When it comes to global food security, safety and sufficiency, we would do well to follow the Boy Scouts motto: Be prepared.
World food security today is deteriorating. Climate change is accelerating, fresh water tables are falling, soil is eroding, and arable land is disappearing, making increasing the supply of food more challenging than ever before.
At the same time, the earth's population will ascend to 9.6 billion by 2050 from today's 7.2 billion, the U.N. projects. That's over 222,000 new mouths to feed every day, with an unprecedented 70% of people living in urban areas.
Urban areas are expected to triple in size in just the first three decades of this century, resulting in significant loss of agricultural lands and biodiversity hotspots. As people move to cities, shifts in income, prices and food availability result in greater demand for meat, dairy and eggs - foods that further increase pressure on agriculture land and fresh water resources. It takes 100 times more fresh water to produce one pound of animal protein than it does to produce one pound of grain protein, and takes on average 20 pounds of grain to produce one pound of edible meat, according to the FAO.
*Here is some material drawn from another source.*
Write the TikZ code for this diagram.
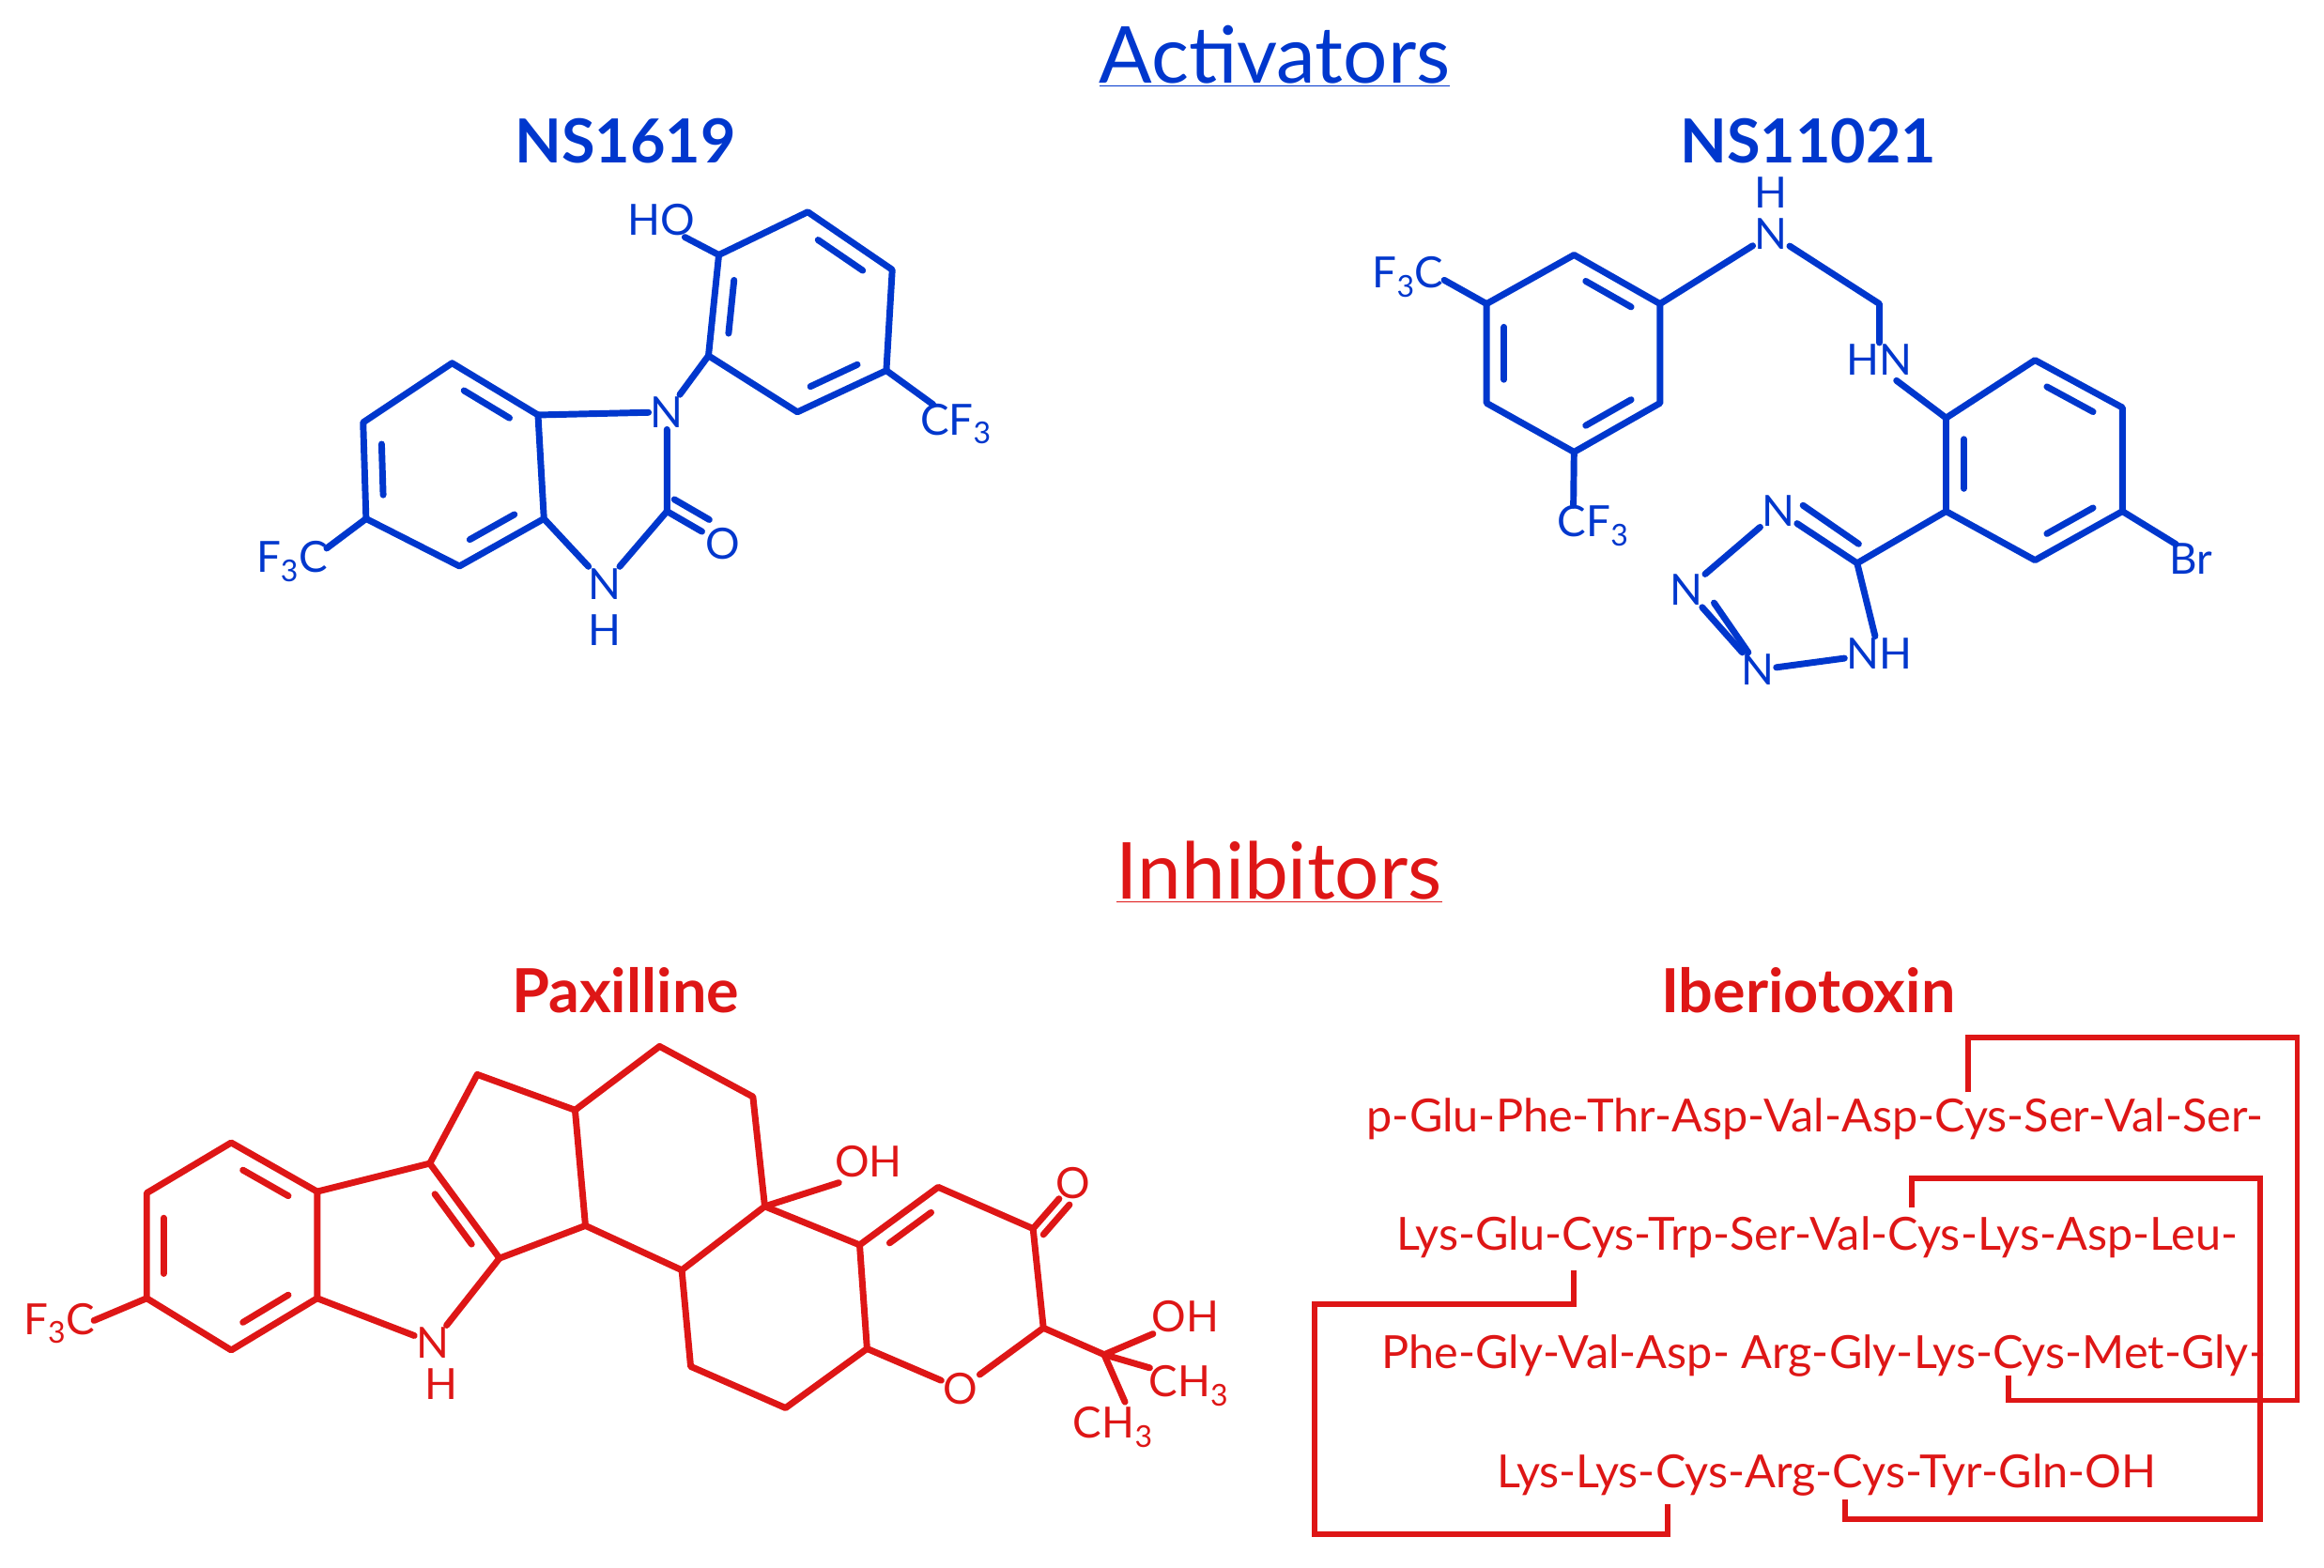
\documentclass[tikz,border=0pt]{standalone}
\usepackage{fontspec}
\setmainfont{Lato}
\usetikzlibrary{calc}
\definecolor{ablue}{RGB}{0,55,205}
\definecolor{ired}{RGB}{222,22,22}
\newcommand\dbl[4][]{\draw[bond,#1] ($($(#2)!.17!(#3)$)!.2!(#4)$) -- ($($(#2)!.83!(#3)$)!.2!(#4)$);}
\begin{document}
\begin{tikzpicture}[x=1pt,y=-1pt,
  bond/.style={line width=4.4pt,line cap=round,line join=round},
  atom/.style={inner sep=1.2pt,font=\fontsize{29}{31}\selectfont},
  ttl/.style={font=\fontsize{53}{56}\selectfont},
  cname/.style={font=\fontsize{41}{44}\selectfont\bfseries},
  seq/.style={font=\fontsize{30.8}{33}\selectfont,anchor=west,inner sep=0pt},
  link/.style={line width=3.6pt,ired}]
\useasboundingbox (0,0) rectangle (1568,1058);
% ---------- titles
\node[ttl,text=ablue] (tact) at (860,38) {\underline{Activators}};
\node[cname,text=ablue] (n1) at (422,95) {NS1619};
\node[cname,text=ablue] (n2) at (1220,95) {NS11021};
\node[ttl,text=ired] (tinh) at (863,588) {\underline{Inhibitors}};
\node[cname,text=ired] (n3) at (422,668) {Paxilline};
\node[cname,text=ired] (n4) at (1220,668) {Iberiotoxin};
% ---------- NS1619
\begin{scope}[ablue,every node/.style={atom,text=ablue}]
\coordinate (a1) at (305,245); \coordinate (a2) at (245,285); \coordinate (a3) at (247,350);
\coordinate (a4) at (310,382); \coordinate (a5) at (367,350); \coordinate (a6) at (363,280);
\coordinate (ca) at (306,314);
\node (aN) at (450,278) {N};
\coordinate (aC) at (450,345);
\node (aNH) at (408,394) {N}; \node (aH) at (408,425) {H};
\node (aO) at (488,367) {O};
\node (aHO) at (446,148) {HO};
\node (aCF) at (645,286) {CF\textsubscript{3}};
\node (aFC) at (197,379) {F\textsubscript{3}C};
\coordinate (b1) at (478,240); \coordinate (b2) at (485,172); \coordinate (b3) at (545,143);
\coordinate (b4) at (602,182); \coordinate (b5) at (598,250); \coordinate (b6) at (538,278);
\coordinate (cb) at (541,211);
\draw[bond] (a1)--(a2)--(a3)--(a4)--(a5)--(a6)--cycle;
\dbl{a1}{a6}{ca} \dbl{a2}{a3}{ca} \dbl{a4}{a5}{ca}
\draw[bond] (a6)--(aN)--(aC)--(aNH)--(a5);
\draw[bond] (aC)--($(aC)!0.62!(aO.center)$);
\draw[bond] ($(aC)+(5,-8)$)--($($(aC)!0.62!(aO.center)$)+(5,-8)$);
\draw[bond] (b1)--(b2)--(b3)--(b4)--(b5)--(b6)--cycle;
\dbl{b1}{b2}{cb} \dbl{b3}{b4}{cb} \dbl{b5}{b6}{cb}
\draw[bond] (b1)--(aN);
\draw[bond] (b2)--($(aHO.south east)+(-8,0)$);
\draw[bond] (b5)--($(aCF.north west)+(10,2)$);
\draw[bond] (a3)--($(aFC.north east)+(-2,6)$);
\end{scope}
% ---------- NS11021
\begin{scope}[ablue,every node/.style={atom,text=ablue}]
\coordinate (B1) at (1062,172); \coordinate (B2) at (1003,205); \coordinate (B3) at (1003,272);
\coordinate (B4) at (1062,305); \coordinate (B5) at (1120,272); \coordinate (B6) at (1120,205);
\coordinate (cB) at (1062,238);
\node (xN) at (1195,158) {N}; \node (xH) at (1195,130) {H};
\coordinate (xCH) at (1268,205);
\node (xHN) at (1268,243) {HN};
\coordinate (c1) at (1313,282); \coordinate (c2) at (1373,243); \coordinate (c3) at (1432,275);
\coordinate (c4) at (1432,345); \coordinate (c5) at (1373,378); \coordinate (c6) at (1313,345);
\coordinate (cC) at (1373,311);
\node (xBr) at (1478,377) {Br};
\coordinate (T) at (1253,380);
\node (Nt) at (1200,345) {N}; \node (Nl) at (1138,398) {N};
\node (Nb) at (1186,452) {N}; \node (NHt) at (1268,441) {NH};
\node (xFC) at (950,187) {F\textsubscript{3}C};
\node (xCF) at (1075,355) {CF\textsubscript{3}};
\draw[bond] (B1)--(B2)--(B3)--(B4)--(B5)--(B6)--cycle;
\dbl{B1}{B6}{cB} \dbl{B2}{B3}{cB} \dbl{B4}{B5}{cB}
\draw[bond] (B6)--(xN)--(xCH)--(xHN);
\draw[bond] (xHN.south east)++(-12,2)--(c1);
\draw[bond] (c1)--(c2)--(c3)--(c4)--(c5)--(c6)--cycle;
\dbl{c2}{c3}{cC} \dbl{c1}{c6}{cC} \dbl{c4}{c5}{cC}
\draw[bond] (c4)--($(xBr.north west)+(6,2)$);
\draw[bond] (c6)--(T)--(Nt)--(Nl)--(Nb)--(NHt)--(T);
\draw[bond] ($(T)+(1,-13)$)--($(Nt.east)+(4,-4)$);
\draw[bond] ($(Nl.south east)+(6,-3)$)--($(Nb.north west)+(6,0)$);
\draw[bond] (B2)--($(xFC.east)+(-1,2)$);
\draw[bond] (B4)--($(xCF.north west)+(12,1)$);
\end{scope}
% ---------- Paxilline
\begin{scope}[ired,every node/.style={atom,text=ired}]
\coordinate (p1) at (156,771); \coordinate (p2) at (99,805); \coordinate (p3) at (99,876);
\coordinate (p4) at (156,911); \coordinate (p5) at (214,876); \coordinate (p6) at (214,804);
\coordinate (cp) at (156,841);
\coordinate (q1) at (290,785); \coordinate (q2) at (337,849);
\node (pN) at (292,906) {N}; \node (pH) at (298,934) {H};
\coordinate (cq) at (275,845);
\coordinate (r1) at (322,725); \coordinate (r2) at (388,749); \coordinate (r3) at (395,827);
\coordinate (s1) at (445,706); \coordinate (s2) at (508,740); \coordinate (s3) at (516,814);
\coordinate (s4) at (460,857);
\coordinate (t1) at (466,922); \coordinate (t2) at (530,950); \coordinate (t3) at (585,910);
\coordinate (t4) at (580,840);
\coordinate (u1) at (633,801); \coordinate (u2) at (697,829); \coordinate (u3) at (704,896);
\coordinate (cu) at (645,860);
\node (pO) at (648,937) {O};
\node (pOx) at (724,798) {O};
\node (pOH1) at (586,784) {OH};
\coordinate (pQ) at (745,914);
\node (pOH2) at (800,888) {OH};
\node (pCH1) at (802,935) {CH\textsubscript{3}};
\node (pCH2) at (751,963) {CH\textsubscript{3}};
\node (pFC) at (40,893) {F\textsubscript{3}C};
\draw[bond] (p1)--(p2)--(p3)--(p4)--(p5)--(p6)--cycle;
\dbl{p1}{p6}{cp} \dbl{p2}{p3}{cp} \dbl{p4}{p5}{cp}
\draw[bond] (p6)--(q1)--(q2)--(pN)--(p5);
\dbl{q1}{q2}{cq}
\draw[bond] (q1)--(r1)--(r2)--(r3)--(q2);
\draw[bond] (r2)--(s1)--(s2)--(s3)--(s4)--(r3);
\draw[bond] (s4)--(t1)--(t2)--(t3)--(t4)--(s3);
\draw[bond] (t4)--(u1)--(u2)--(u3)--(pO)--(t3);
\dbl{t4}{u1}{cu}
\draw[bond] (u2)--($(u2)!0.65!(pOx.center)$);
\draw[bond] ($(u2)+(7,4)$)--($($(u2)!0.65!(pOx.center)$)+(7,4)$);
\draw[bond] (s3)--($(pOH1.south west)+(4,2)$);
\draw[bond] (u3)--(pQ);
\draw[bond] (pQ)--($(pOH2.south west)+(2,0)$);
\draw[bond] (pQ)--($(pCH1.north west)+(2,3)$);
\draw[bond] (pQ)--($(pCH2.north)+(8,-2)$);
\draw[bond] (p3)--($(pFC.east)+(-2,-2)$);
\end{scope}
% ---------- Iberiotoxin
\begin{scope}[every node/.style={seq,text=ired}]
\node (l1) at (922,755) {p-Glu-Phe-Thr-Asp-Val-Asp-Cys-Ser-Val-Ser-};
\node (l2) at (942,835) {Lys-Glu-Cys-Trp-Ser-Val-Cys-Lys-Asp-Leu-};
\node (l3) at (932,915) {Phe-Gly-Val-Asp- Arg-Gly-Lys-Cys-Met-Gly-};
\node (l4) at (1010,995) {Lys-Lys-Cys-Arg-Cys-Tyr-Gln-OH};
\end{scope}
\coordinate (k1) at (1328,737); \coordinate (k1e) at (1355,928);
\coordinate (k2) at (1290,815); \coordinate (k2e) at (1245,1012);
\coordinate (k3) at (1062,857); \coordinate (k3e) at (1125,1015);
\draw[link] (k1)--(k1|-0,700)--(1550,700)--(1550,945)--(k1e|-0,945)--(k1e);
\draw[link] (k2)--(k2|-0,795)--(1525,795)--(1525,1025)--(k2e|-0,1025)--(k2e);
\draw[link] (k3)--(k3|-0,880)--(887,880)--(887,1035)--(k3e|-0,1035)--(k3e);
\end{tikzpicture}
\end{document}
Contrary to the popular thinking, producing enough food to go around the global dinner table is not the problem -- at least not now. The world currently produces 2,700 calories per person daily, which means that we would have ample food to feed the world's population if that food were evenly distributed. But it is not evenly distributed. People in rich countries over-consume while people in poor nations starve, and a hefty percentage of the world's grain crops end up as ethanol or animal feed. And one-third of all the food produced for human consumption every year is lost or wasted, according to the FAO.
Establishing a global food system that can feed humanity in ways that are socially responsible, environmentally sustainable, and enhance political stability will be one of the most important challenges of this century. People may be able to live without oil or other precious resources, but they cannot live without food. Rising food prices and food shortages will not only lead to human suffering and starvation, they may also cause food wars, political instability and revolutions.
The impact of rising food prices varies dramatically between rich and poor nations. For Americans, who spend less than one-tenth of their incomes at the grocery store on average, rising food prices are a burden, but not an overwhelming one. For the world's poorest people, who spend as much as 60 to 80 percent of their incomes on food, rising food prices mean hunger and the risk of disease and death. Price increases that barely cause a ripple in the first world may cause political upheaval or revolutions in the third.
To maintain or increase food supply, farmers around the world are draining aquifers for crop irrigation. This artificially inflates food production levels in the short run, creating "food bubbles" that will burst when slowly-replenishable or non-replenishable aquifers are depleted. Saudi Arabia is one of the nations with water-based food bubbles. Irrigation empowered Saudi Arabia to be self-sufficient in wheat for more than two decades, but today the aquifers are almost empty and soon the Saudis will have to import all of their grain.
Today half of the world's population lives in countries where water tables are falling. There are eighteen nations with water-based food bubbles, with the largest food bubbles in China and India, Lester Brown reported in Foreign Policy. In India, farmers have drilled 20 million irrigation wells to produce food to feed 175 million Indians. Many of these wells are now starting to go dry. In China, 130 million Chinese depend on food produced using water from rapidly depleting aquifers in the North China Plain.
Now more than ever, we are an interconnected world facing a future that will inevitably include food shortages and price increases. Until 1995, the U.S. always had either the grain surpluses or the idle cropland needed to rescue countries at risk of famine. Today those resources are no longer available. The world's food "safety cushion," as Brown calls it, is gone.
There is currently no organized global effort or organization dedicated to ensuring the adequacy of the world's food system. The U.N. Food and Agriculture Organization (FAO) gathers and analyzes critical information about food, agriculture and natural resources, shares policy expertise, and provides a neutral forum where rich and poor nations can meet to discuss food issues and crises -- but they have no power or framework to facilitate solutions to major challenges, or fixes to the root causes of dysfunction in our global food system.
That's why I believe we need a new global agency focused on ensuring the adequacy of the world's food system. Imagine a food-and-nutrition focused version of the International Monetary Fund (IMF). In the wake of World War II, the IMF was created to promote sustainable economic growth and stability, foster global monetary cooperation, reduce poverty and facilitate international trade. Today we need a global institution that will accomplish for food what the IMF does for money: oversee the evolution of our global food system, monitor food and agriculture policies for the common good, and facilitate action when necessary.